The education department is to spend almost £1m on an interim restructure to rebuild ’fractured’ relations with teachers.
Reforms include the creation of series of new officer roles and a £100,000 annual secondment fund.
Tynwald this week unanimously approved an implementation plan for the ’interim organisational framework’.
The reforms follow a damning report into the Department of Education, Sport and Culture which exposed a ’fractured’ relationship between island schools and education officials.
In its 111-page report, Beamans Management Consultants recommends the setting up of a Manx education board to manage the delivery of education, separate from policy and inspection.

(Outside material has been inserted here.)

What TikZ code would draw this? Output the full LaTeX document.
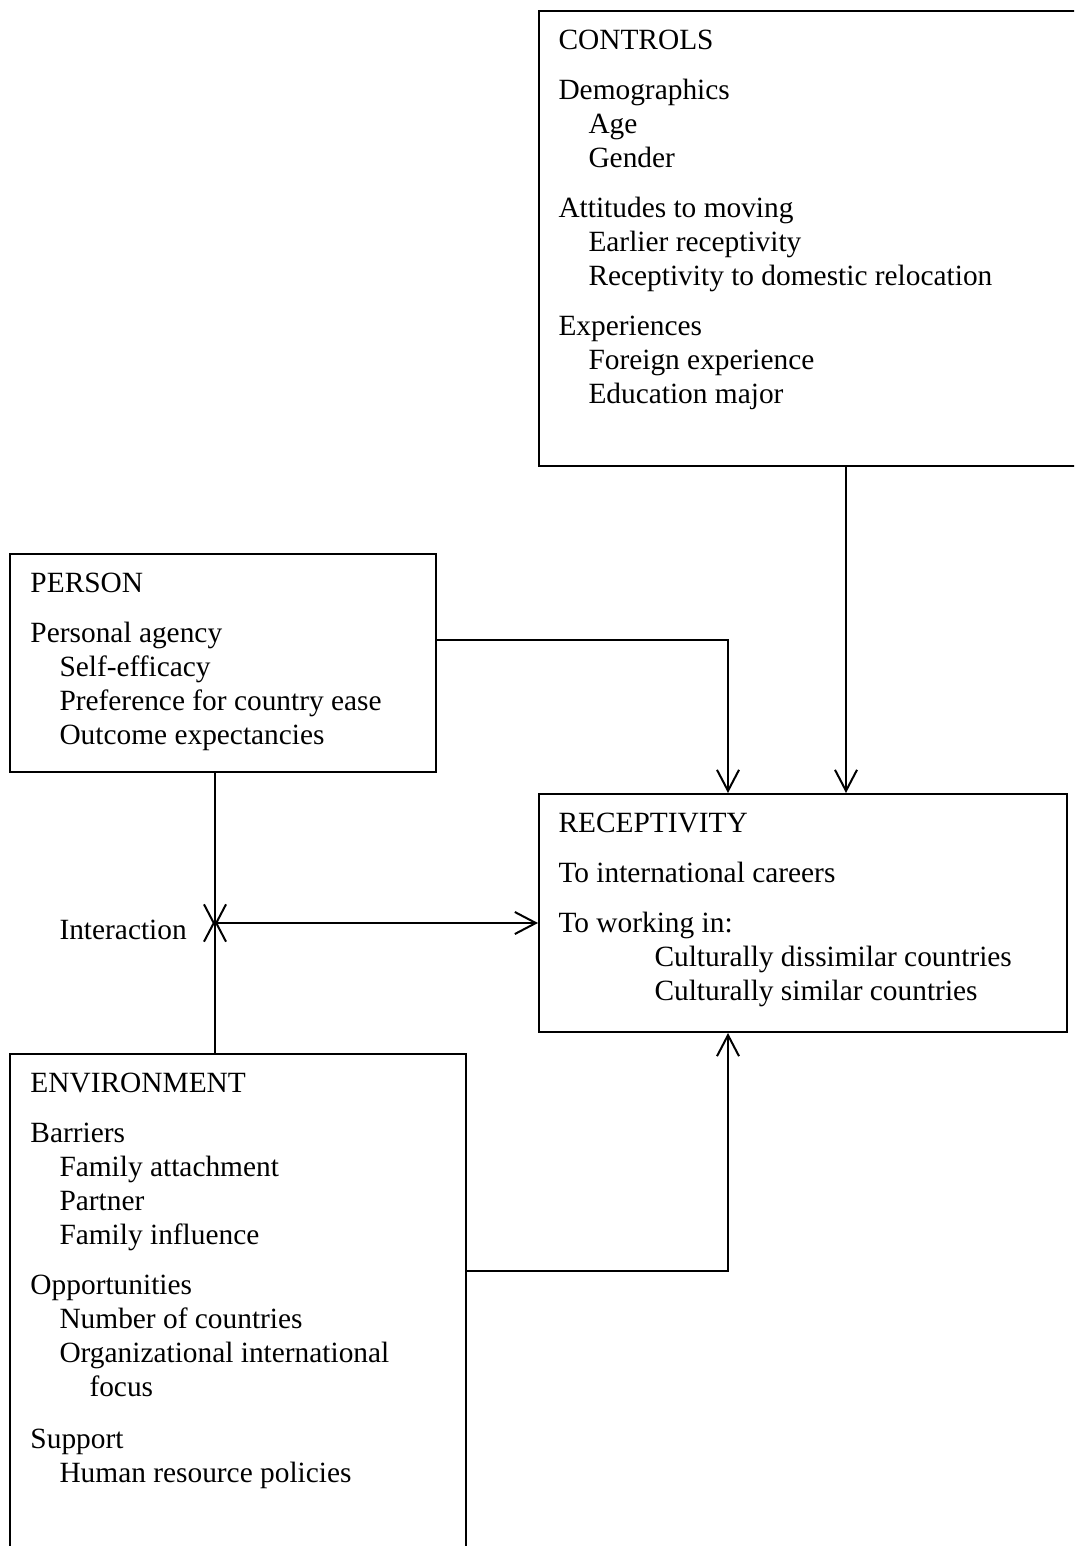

However, the DESC and its Minister Dr Alex Allinson have held back on that recommendation.
The report to Tynwald instead outlines an interim restructure with a review of this in 12 months’ time to consider whether a board is needed.

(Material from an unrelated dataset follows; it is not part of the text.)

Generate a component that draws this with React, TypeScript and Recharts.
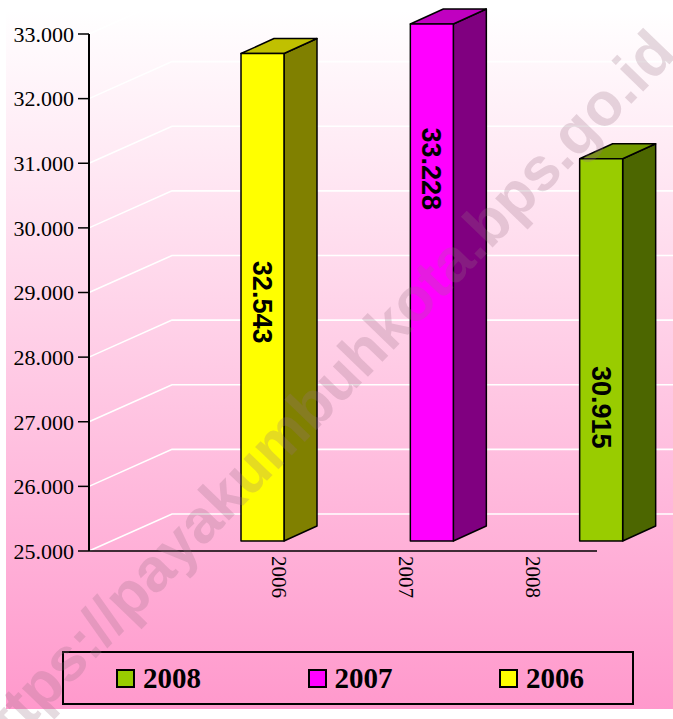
import React from "react";
import {
  BarChart,
  Bar,
  XAxis,
  YAxis,
  CartesianGrid,
  Legend,
  LabelList,
} from "recharts";

const YEARS = ["2006", "2007", "2008"];
const VALUES = [32543, 33228, 30915];
const Y_TICKS = [25000, 26000, 27000, 28000, 29000, 30000, 31000, 32000, 33000];
const LEGEND_YEARS = ["2008", "2007", "2006"];

const Y_MIN = Y_TICKS[0];
const Y_MAX = Y_TICKS[Y_TICKS.length - 1];

// styles
const FRONT = ["#ffff00", "#ff00ff", "#99cc00"];
const TOP = ["#c0c000", "#c000c0", "#739900"];
const SIDE = ["#808000", "#800080", "#4c6600"];
const LEGEND_COLOR: Record<string, string> = {
  "2006": "#ffff00",
  "2007": "#ff00ff",
  "2008": "#99cc00",
};
const LABEL_AT = [0.51, 0.28, 0.65];
const SERIF = '"Liberation Serif", "Times New Roman", serif';
const SANS = '"Liberation Sans", Arial, sans-serif';

// 3d depth
const WALL_DX = 83;
const WALL_DY = 37;
const BAR_X = 22;
const BAR_Y = 10;
const BOX_DX = 33;
const BOX_DY = 15;

const data = YEARS.map((year, i) => ({
  year,
  value: VALUES[i],
  shown: Math.min(VALUES[i], Y_MAX),
}));

const fmt = (v: number) =>
  String(v).replace(/\B(?=(\d{3})+(?!\d))/g, ".");

const Box3D = (props: any) => {
  const { x, y, width, height, index } = props;
  const fx = x + BAR_X;
  const fy = y - BAR_Y;
  const top = `M${fx},${fy}L${fx + BOX_DX},${fy - BOX_DY}L${fx + width + BOX_DX},${fy - BOX_DY}L${fx + width},${fy}Z`;
  const side = `M${fx + width},${fy}L${fx + width + BOX_DX},${fy - BOX_DY}L${fx + width + BOX_DX},${fy + height - BOX_DY}L${fx + width},${fy + height}Z`;
  return (
    <g stroke="#000" strokeWidth={1.5} strokeLinejoin="round">
      <path d={side} fill={SIDE[index]} />
      <path d={top} fill={TOP[index]} />
      <rect x={fx} y={fy} width={width} height={height} fill={FRONT[index]} />
    </g>
  );
};

const ValueLabel = (props: any) => {
  const { x, y, width, height, value, index } = props;
  const cx = x + BAR_X + width / 2;
  const cy = y - BAR_Y + height * LABEL_AT[index];
  return (
    <text
      x={cx}
      y={cy}
      transform={`rotate(90 ${cx} ${cy})`}
      textAnchor="middle"
      dy="0.35em"
      fontFamily={SANS}
      fontWeight="bold"
      fontSize={27}
      fill="#000"
    >
      {fmt(value)}
    </text>
  );
};

const YearTick = (props: any) => {
  const { x, y, payload } = props;
  const ty = y - 3;
  return (
    <text
      x={x}
      y={ty}
      transform={`rotate(90 ${x} ${ty})`}
      textAnchor="start"
      dy="0.35em"
      fontFamily={SERIF}
      fontSize={21}
      fill="#000"
    >
      {payload.value}
    </text>
  );
};

const LegendBox = () => (
  <div
    style={{
      width: 572,
      height: 54,
      border: "2px solid #000",
      boxSizing: "border-box",
      display: "flex",
      alignItems: "center",
      paddingLeft: 52,
    }}
  >
    {LEGEND_YEARS.map((yr) => (
      <div
        key={yr}
        style={{
          width: 191.5,
          flexShrink: 0,
          display: "flex",
          alignItems: "center",
          gap: 8,
        }}
      >
        <span
          style={{
            width: 19,
            height: 19,
            boxSizing: "border-box",
            border: "2px solid #000",
            background: LEGEND_COLOR[yr],
            display: "inline-block",
          }}
        />
        <span
          style={{
            fontFamily: SERIF,
            fontWeight: "bold",
            fontSize: 29,
            lineHeight: "29px",
            color: "#000",
          }}
        >
          {yr}
        </span>
      </div>
    ))}
  </div>
);

const App = () => {
  return (
    <div
      style={{
        position: "absolute",
        left: 0,
        top: 0,
        width: 673,
        height: 719,
        background: "#fff",
        overflow: "hidden",
      }}
    >
      <div
        style={{
          position: "absolute",
          left: 6,
          top: 10,
          width: 667,
          height: 699,
          background: "linear-gradient(to bottom, #ffffff 0%, #ff99cc 100%)",
        }}
      />
      <div style={{ position: "absolute", left: 0, top: 0 }}>
        <BarChart
          width={673}
          height={719}
          data={data}
          margin={{ top: 34, right: 76, bottom: 118, left: 0 }}
        >
          <CartesianGrid
            vertical={false}
            horizontal={(p: any) => (
              <path
                key={p.key ?? `g${p.index}`}
                d={`M${p.x1},${p.y1}L${p.x1 + WALL_DX},${p.y1 - WALL_DY}L673,${p.y1 - WALL_DY}`}
                stroke="#ffffff"
                strokeWidth={1.6}
                fill="none"
              />
            )}
          />
          <XAxis
            dataKey="year"
            padding={{ left: 127, right: 0 }}
            axisLine={{ stroke: "#000", strokeWidth: 1.5 }}
            tickLine={false}
            tick={<YearTick />}
            interval={0}
            height={50}
          />
          <XAxis
            xAxisId="bars"
            dataKey="year"
            hide
            padding={{ left: 67, right: -67 }}
          />
          <YAxis
            width={89}
            domain={[Y_MIN, Y_MAX]}
            ticks={Y_TICKS}
            interval={0}
            tickFormatter={fmt}
            axisLine={{ stroke: "#000", strokeWidth: 2 }}
            tickLine={{ stroke: "#000", strokeWidth: 1.5 }}
            tickSize={11}
            tickMargin={4}
            tick={{ fontFamily: SERIF, fontSize: 22, fill: "#000" }}
          />
          <Legend
            layout="vertical"
            align="center"
            verticalAlign="middle"
            wrapperStyle={{ left: 62, top: 651, width: 572, height: 54 }}
            content={() => <LegendBox />}
          />
          <Bar
            xAxisId="bars"
            dataKey="shown"
            barSize={43}
            shape={<Box3D />}
            isAnimationActive={false}
          >
            <LabelList dataKey="value" content={<ValueLabel />} />
          </Bar>
        </BarChart>
      </div>
      <div
        style={{
          position: "absolute",
          left: 318,
          top: 398,
          transform: "translate(-50%, -50%) rotate(-46deg)",
          whiteSpace: "nowrap",
          fontFamily: SANS,
          fontWeight: "bold",
          fontSize: 61,
          color: "rgba(150,110,130,0.25)",
          pointerEvents: "none",
        }}
      >
        https://payakumbuhkota.bps.go.id
      </div>
    </div>
  );
};

export default App;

The DESC said it requires a maximum contingency funding of up to £477,308 a year in 2021-22 and 2022-23 to fund the additional costs of the interim structure.

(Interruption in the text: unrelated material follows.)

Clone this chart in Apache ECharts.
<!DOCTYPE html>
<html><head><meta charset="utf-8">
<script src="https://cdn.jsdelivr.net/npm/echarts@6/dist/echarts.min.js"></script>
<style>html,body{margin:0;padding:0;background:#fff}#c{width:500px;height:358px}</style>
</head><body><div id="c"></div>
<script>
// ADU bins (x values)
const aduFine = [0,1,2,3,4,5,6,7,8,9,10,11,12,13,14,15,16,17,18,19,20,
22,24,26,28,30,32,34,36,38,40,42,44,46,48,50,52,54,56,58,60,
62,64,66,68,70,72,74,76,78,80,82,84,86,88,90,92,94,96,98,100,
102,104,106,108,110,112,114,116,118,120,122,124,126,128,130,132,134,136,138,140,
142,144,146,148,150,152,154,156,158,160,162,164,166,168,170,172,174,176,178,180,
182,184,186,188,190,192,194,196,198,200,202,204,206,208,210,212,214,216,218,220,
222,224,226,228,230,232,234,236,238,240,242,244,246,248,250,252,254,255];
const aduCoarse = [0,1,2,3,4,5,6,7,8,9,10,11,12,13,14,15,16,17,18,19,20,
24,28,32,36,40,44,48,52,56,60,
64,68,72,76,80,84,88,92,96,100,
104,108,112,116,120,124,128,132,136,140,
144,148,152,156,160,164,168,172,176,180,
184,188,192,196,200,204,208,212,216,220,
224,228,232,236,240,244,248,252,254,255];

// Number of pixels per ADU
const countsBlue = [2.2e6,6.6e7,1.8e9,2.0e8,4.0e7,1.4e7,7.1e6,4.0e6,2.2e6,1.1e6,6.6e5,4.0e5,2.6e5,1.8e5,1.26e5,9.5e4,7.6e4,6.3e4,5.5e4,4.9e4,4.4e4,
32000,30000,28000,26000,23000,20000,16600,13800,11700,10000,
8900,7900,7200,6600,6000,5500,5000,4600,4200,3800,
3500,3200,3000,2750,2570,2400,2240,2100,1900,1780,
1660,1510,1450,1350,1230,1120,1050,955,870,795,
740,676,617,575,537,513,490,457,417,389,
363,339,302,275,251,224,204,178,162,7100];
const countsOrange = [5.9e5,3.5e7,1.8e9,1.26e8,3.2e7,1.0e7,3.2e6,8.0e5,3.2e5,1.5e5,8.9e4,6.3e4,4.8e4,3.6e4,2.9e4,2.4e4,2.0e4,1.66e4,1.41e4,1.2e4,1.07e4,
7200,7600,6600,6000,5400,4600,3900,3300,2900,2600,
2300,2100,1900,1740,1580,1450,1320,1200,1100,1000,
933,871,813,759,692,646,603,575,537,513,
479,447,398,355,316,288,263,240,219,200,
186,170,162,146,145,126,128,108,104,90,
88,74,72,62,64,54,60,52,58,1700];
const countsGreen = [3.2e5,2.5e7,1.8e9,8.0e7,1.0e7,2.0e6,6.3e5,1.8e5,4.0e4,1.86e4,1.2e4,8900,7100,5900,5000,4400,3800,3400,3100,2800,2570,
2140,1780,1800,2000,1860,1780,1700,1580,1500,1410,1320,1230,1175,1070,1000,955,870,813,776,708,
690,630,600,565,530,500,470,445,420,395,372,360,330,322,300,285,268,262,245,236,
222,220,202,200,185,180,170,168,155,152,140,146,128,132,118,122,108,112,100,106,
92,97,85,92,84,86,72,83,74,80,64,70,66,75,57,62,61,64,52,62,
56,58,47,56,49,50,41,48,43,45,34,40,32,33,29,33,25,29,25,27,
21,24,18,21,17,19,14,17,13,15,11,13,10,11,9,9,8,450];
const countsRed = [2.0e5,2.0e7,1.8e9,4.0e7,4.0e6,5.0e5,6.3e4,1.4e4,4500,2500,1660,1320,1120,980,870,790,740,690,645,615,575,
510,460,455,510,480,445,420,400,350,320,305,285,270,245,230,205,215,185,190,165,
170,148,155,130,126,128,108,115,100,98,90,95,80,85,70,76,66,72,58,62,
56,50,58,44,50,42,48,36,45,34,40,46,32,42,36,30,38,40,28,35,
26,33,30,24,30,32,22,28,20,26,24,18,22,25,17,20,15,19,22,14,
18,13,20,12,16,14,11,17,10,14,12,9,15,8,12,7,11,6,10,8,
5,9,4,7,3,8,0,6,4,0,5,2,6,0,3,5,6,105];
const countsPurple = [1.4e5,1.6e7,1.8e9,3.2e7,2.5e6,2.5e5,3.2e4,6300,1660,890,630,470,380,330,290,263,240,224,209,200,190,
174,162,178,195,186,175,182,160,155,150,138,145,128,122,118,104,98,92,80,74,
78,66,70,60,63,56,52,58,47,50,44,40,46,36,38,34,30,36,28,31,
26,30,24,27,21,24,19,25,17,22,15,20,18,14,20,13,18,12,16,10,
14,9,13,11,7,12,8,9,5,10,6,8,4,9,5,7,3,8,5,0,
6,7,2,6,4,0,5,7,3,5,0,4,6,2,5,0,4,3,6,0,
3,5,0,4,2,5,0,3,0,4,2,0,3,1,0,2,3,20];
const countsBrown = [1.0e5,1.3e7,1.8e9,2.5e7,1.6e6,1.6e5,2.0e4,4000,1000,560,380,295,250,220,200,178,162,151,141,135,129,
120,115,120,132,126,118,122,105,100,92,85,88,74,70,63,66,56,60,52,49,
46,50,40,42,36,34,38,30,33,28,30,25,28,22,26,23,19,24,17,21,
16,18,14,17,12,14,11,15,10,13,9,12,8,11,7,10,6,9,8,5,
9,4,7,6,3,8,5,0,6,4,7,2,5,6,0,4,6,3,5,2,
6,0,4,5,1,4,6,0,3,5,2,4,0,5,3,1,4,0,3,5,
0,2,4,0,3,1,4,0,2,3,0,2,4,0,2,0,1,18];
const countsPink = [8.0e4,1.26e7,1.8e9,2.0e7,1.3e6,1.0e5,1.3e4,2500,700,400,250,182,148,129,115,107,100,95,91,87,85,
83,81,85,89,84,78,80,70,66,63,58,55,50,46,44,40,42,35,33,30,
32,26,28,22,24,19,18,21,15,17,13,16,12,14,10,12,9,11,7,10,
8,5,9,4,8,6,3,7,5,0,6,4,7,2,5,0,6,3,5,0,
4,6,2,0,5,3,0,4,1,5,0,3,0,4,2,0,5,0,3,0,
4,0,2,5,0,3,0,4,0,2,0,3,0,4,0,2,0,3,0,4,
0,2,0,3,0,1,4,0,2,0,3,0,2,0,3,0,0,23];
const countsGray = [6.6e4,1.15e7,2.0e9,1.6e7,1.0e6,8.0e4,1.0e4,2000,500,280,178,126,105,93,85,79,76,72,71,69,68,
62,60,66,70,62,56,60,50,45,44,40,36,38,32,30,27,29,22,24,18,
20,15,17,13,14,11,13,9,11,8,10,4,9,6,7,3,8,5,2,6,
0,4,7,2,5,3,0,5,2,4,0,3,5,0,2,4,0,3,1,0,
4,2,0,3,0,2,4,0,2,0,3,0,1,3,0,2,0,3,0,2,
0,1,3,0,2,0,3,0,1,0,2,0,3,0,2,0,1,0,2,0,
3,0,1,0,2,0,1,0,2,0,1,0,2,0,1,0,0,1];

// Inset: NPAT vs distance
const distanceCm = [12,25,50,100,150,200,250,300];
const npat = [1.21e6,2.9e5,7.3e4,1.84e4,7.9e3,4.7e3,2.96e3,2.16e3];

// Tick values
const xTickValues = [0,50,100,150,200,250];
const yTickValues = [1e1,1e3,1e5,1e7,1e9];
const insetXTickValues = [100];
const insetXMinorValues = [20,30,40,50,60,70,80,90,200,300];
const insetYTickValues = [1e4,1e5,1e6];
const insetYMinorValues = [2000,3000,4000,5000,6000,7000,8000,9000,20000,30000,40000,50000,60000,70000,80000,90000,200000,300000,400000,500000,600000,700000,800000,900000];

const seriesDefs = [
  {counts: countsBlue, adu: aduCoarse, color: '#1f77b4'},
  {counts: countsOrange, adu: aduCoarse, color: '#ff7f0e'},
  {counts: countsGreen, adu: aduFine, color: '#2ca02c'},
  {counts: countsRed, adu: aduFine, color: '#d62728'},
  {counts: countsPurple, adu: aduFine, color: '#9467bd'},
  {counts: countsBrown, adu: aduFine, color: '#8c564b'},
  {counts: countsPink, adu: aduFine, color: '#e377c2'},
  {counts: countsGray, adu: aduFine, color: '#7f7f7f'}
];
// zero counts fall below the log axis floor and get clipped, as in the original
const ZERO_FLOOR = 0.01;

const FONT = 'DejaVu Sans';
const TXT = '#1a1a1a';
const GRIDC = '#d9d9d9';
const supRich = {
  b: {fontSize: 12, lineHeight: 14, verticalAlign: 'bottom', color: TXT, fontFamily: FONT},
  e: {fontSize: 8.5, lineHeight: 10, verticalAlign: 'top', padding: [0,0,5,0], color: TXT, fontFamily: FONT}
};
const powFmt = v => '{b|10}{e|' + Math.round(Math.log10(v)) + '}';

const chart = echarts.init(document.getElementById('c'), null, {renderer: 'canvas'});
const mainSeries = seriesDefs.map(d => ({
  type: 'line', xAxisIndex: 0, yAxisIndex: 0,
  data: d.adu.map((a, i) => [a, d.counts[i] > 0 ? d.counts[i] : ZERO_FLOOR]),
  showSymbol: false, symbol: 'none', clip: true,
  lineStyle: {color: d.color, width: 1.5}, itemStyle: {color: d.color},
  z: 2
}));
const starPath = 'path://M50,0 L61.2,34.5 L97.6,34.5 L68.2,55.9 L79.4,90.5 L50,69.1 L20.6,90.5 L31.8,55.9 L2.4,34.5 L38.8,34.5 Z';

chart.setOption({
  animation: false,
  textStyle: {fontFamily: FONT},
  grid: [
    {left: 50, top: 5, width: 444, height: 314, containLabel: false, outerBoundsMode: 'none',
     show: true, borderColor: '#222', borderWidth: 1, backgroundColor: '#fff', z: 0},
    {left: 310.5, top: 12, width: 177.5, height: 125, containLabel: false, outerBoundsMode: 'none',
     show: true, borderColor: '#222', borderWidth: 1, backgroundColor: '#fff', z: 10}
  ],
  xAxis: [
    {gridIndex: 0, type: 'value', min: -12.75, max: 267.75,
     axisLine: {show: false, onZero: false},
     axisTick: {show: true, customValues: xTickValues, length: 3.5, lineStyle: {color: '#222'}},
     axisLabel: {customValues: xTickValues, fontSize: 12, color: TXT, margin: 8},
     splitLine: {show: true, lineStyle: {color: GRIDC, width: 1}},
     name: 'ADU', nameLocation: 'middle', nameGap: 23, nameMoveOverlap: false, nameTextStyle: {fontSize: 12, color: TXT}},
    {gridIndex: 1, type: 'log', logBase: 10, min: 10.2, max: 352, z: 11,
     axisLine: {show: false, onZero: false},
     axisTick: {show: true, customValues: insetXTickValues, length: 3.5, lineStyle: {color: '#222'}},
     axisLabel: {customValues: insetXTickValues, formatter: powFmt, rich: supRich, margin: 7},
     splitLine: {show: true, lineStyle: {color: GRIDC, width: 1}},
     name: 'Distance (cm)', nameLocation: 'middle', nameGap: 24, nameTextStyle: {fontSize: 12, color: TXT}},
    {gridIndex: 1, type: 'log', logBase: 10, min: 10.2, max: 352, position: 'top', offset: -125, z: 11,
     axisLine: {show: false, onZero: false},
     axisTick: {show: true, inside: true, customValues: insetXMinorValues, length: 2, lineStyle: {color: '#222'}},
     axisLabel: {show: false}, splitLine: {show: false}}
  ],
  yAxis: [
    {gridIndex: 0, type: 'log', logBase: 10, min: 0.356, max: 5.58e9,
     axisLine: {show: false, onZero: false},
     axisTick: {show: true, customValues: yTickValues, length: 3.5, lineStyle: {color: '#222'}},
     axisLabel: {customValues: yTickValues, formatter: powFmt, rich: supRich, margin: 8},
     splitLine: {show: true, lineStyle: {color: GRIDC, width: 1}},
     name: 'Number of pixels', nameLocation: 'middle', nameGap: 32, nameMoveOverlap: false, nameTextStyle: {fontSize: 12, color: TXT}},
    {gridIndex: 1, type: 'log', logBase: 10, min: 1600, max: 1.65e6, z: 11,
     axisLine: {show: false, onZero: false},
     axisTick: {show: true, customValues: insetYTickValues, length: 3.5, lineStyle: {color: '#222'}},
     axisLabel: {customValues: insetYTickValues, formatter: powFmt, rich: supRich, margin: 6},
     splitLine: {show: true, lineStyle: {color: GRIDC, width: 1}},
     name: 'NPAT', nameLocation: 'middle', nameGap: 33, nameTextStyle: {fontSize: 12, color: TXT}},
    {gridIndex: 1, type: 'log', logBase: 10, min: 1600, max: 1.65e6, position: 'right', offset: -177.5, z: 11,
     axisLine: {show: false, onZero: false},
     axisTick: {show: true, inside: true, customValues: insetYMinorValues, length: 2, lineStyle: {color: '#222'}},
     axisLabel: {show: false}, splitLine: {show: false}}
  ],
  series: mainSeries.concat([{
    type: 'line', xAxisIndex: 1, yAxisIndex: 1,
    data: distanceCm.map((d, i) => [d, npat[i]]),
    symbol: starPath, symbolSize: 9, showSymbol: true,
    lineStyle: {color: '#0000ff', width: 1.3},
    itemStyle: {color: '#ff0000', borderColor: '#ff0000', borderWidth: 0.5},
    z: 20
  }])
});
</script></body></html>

This includes a £100,000 annual secondment fund to allow teaching staff to work within the department’s central team to ’deliver strategic projects into schools’.
In Tynwald, Dr Allinson insisted there will be ’no fudge on funding’.
In order to address the issues highlighted in the Beamans review, a central policy hub is proposed - a policy, strategy and governance division.
An education advice and support division will also be established.
Among the new roles to be created will be an interim governing body project officer, an interim quality assurance and inspection project officer plus a head of business change.
The existing director of corporate services role will be ’repurposed’ to become deputy chief executive.
Dr Allinson told Tynwald why a secondment fund was important: ’One of the issues Beamans highlighted was that disconnect from schools.
’So if we can use the best brains, the best minds, the best ideas from schools and incorporate them in that central policy and strategy I think we can do far more.’
In his foreword to the report to Tynwald, he said: ’I acknowledge that resetting and rebuilding relationships to create a new culture for the future will take time.
’However, I firmly believe that by implementing this plan, improving communications, and with the continued commitment of all staff, we can repair and improve the current situation and see benefits relatively quickly.’